## [WRITTEN REQUEST]
Print the listing in its entirety and exactly, leaving out images.

## [SUPPLIED INFORMATION]

◇ ◇ ◇

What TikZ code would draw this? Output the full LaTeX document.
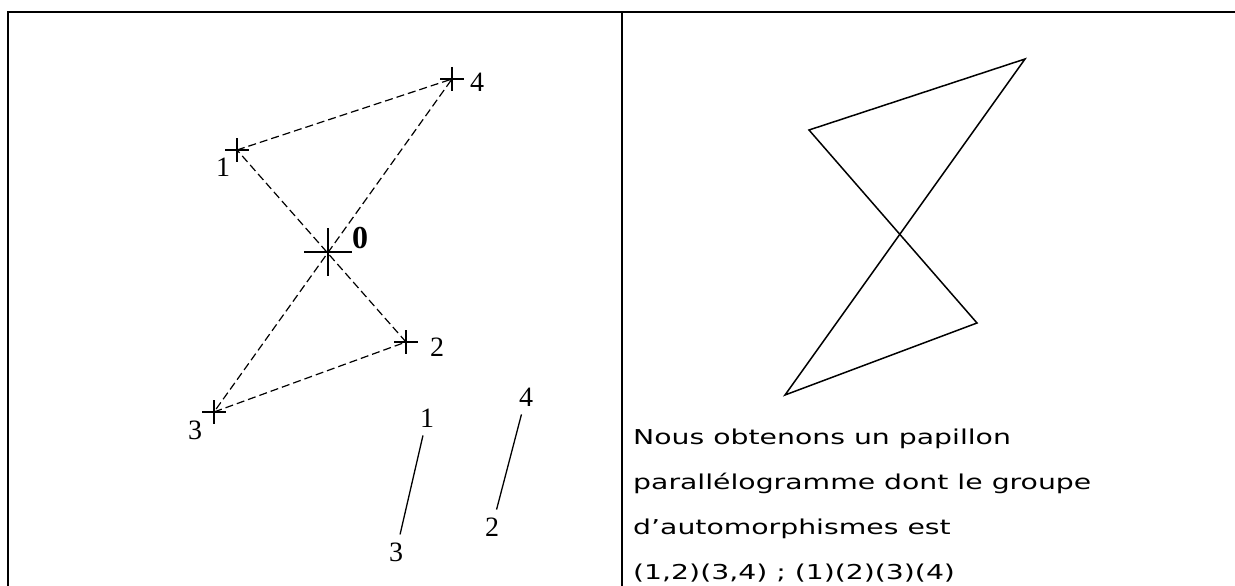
\documentclass[tikz,border=0pt]{standalone}
\usepackage{fontspec}
\setmainfont{Liberation Serif}
\newfontfamily\notefont[FakeStretch=1.38]{DejaVu Sans}
\usetikzlibrary{positioning,calc}
\newcommand{\crossmark}[2]{\draw[mark line] ($(#1)+(-#2,0)$) -- ($(#1)+(#2,0)$) ($(#1)+(0,-#2)$) -- ($(#1)+(0,#2)$);}

\begin{document}
\begin{tikzpicture}[x=1pt,y=-1pt,
  frame/.style={line width=2.2pt},
  mark line/.style={line width=1.3pt},
  link/.style={dash pattern=on 8pt off 4pt,line width=1.2pt},
  wing/.style={line width=1.5pt,line join=miter},
  vlabel/.style={font=\fontsize{28}{30}\selectfont,inner sep=0pt},
  pair/.style={font=\fontsize{28}{30}\selectfont,inner sep=8pt},
  note/.style={font=\notefont\fontsize{20.5}{24}\selectfont,anchor=base west,inner sep=0pt}
]
\useasboundingbox (0,0) rectangle (1235,586);
% table frame
\draw[frame] (8,600) -- (8,12) -- (1240,12);
\draw[frame] (622,12) -- (622,600);

% left cell: the four points round 0
\coordinate (p0) at (328,252);
\coordinate (p1) at (237,150);
\coordinate (p2) at (406,342);
\coordinate (p3) at (214,412);
\coordinate (p4) at (452,79);
\draw[link] (p1) -- (p4) -- (p3) -- (p2) -- cycle;
\foreach \p in {p1,p2,p3,p4} {\crossmark{\p}{12}}
\crossmark{p0}{24}
\node[vlabel] (l4) at (477,82) {4};
\node[vlabel] (l1) at (223,167) {1};
\node[vlabel,font=\bfseries\fontsize{32}{34}\selectfont] (l0) at (360,238) {0};
\node[vlabel] (l2) at (437,347) {2};
\node[vlabel] (l3) at (195,430) {3};

% the two pairs
\node[pair] (a1) at (427,418) {1};
\node[pair] (a3) at (396,552) {3};
\node[pair] (b4) at (526,397) {4};
\node[pair] (b2) at (492,527) {2};
\draw[mark line] (a1) -- (a3);
\draw[mark line] (b4) -- (b2);

% right cell: the butterfly
\coordinate (q1) at (809,130);
\coordinate (q4) at (1025,59);
\coordinate (q3) at (785,395);
\coordinate (q2) at (977,323);
\draw[wing] (q1) -- (q4) -- (q3) -- (q2) -- cycle;

\node[note] (t1) at (633,444) {Nous obtenons un papillon};
\node[note] (t2) at (633,489) {parallélogramme dont le groupe};
\node[note] (t3) at (633,534) {d’automorphismes est};
\node[note] (t4) at (633,579) {(1,2)(3,4) ; (1)(2)(3)(4)};
\end{tikzpicture}
\end{document}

◇ ◇ ◇

## [WRITTEN RESPONSE]
What TikZ code would draw this? Output the full LaTeX document.
\documentclass[tikz,border=0pt]{standalone}
\usepackage{fontspec}
\setmainfont{Liberation Serif}
\newfontfamily\notefont[FakeStretch=1.38]{DejaVu Sans}
\usetikzlibrary{positioning,calc}
\newcommand{\crossmark}[2]{\draw[mark line] ($(#1)+(-#2,0)$) -- ($(#1)+(#2,0)$) ($(#1)+(0,-#2)$) -- ($(#1)+(0,#2)$);}

\begin{document}
\begin{tikzpicture}[x=1pt,y=-1pt,
  frame/.style={line width=2.2pt},
  mark line/.style={line width=1.3pt},
  link/.style={dash pattern=on 8pt off 4pt,line width=1.2pt},
  wing/.style={line width=1.5pt,line join=miter},
  vlabel/.style={font=\fontsize{28}{30}\selectfont,inner sep=0pt},
  pair/.style={font=\fontsize{28}{30}\selectfont,inner sep=8pt},
  note/.style={font=\notefont\fontsize{20.5}{24}\selectfont,anchor=base west,inner sep=0pt}
]
\useasboundingbox (0,0) rectangle (1235,586);
% table frame
\draw[frame] (8,600) -- (8,12) -- (1240,12);
\draw[frame] (622,12) -- (622,600);

% left cell: the four points round 0
\coordinate (p0) at (328,252);
\coordinate (p1) at (237,150);
\coordinate (p2) at (406,342);
\coordinate (p3) at (214,412);
\coordinate (p4) at (452,79);
\draw[link] (p1) -- (p4) -- (p3) -- (p2) -- cycle;
\foreach \p in {p1,p2,p3,p4} {\crossmark{\p}{12}}
\crossmark{p0}{24}
\node[vlabel] (l4) at (477,82) {4};
\node[vlabel] (l1) at (223,167) {1};
\node[vlabel,font=\bfseries\fontsize{32}{34}\selectfont] (l0) at (360,238) {0};
\node[vlabel] (l2) at (437,347) {2};
\node[vlabel] (l3) at (195,430) {3};

% the two pairs
\node[pair] (a1) at (427,418) {1};
\node[pair] (a3) at (396,552) {3};
\node[pair] (b4) at (526,397) {4};
\node[pair] (b2) at (492,527) {2};
\draw[mark line] (a1) -- (a3);
\draw[mark line] (b4) -- (b2);

% right cell: the butterfly
\coordinate (q1) at (809,130);
\coordinate (q4) at (1025,59);
\coordinate (q3) at (785,395);
\coordinate (q2) at (977,323);
\draw[wing] (q1) -- (q4) -- (q3) -- (q2) -- cycle;

\node[note] (t1) at (633,444) {Nous obtenons un papillon};
\node[note] (t2) at (633,489) {parallélogramme dont le groupe};
\node[note] (t3) at (633,534) {d’automorphismes est};
\node[note] (t4) at (633,579) {(1,2)(3,4) ; (1)(2)(3)(4)};
\end{tikzpicture}
\end{document}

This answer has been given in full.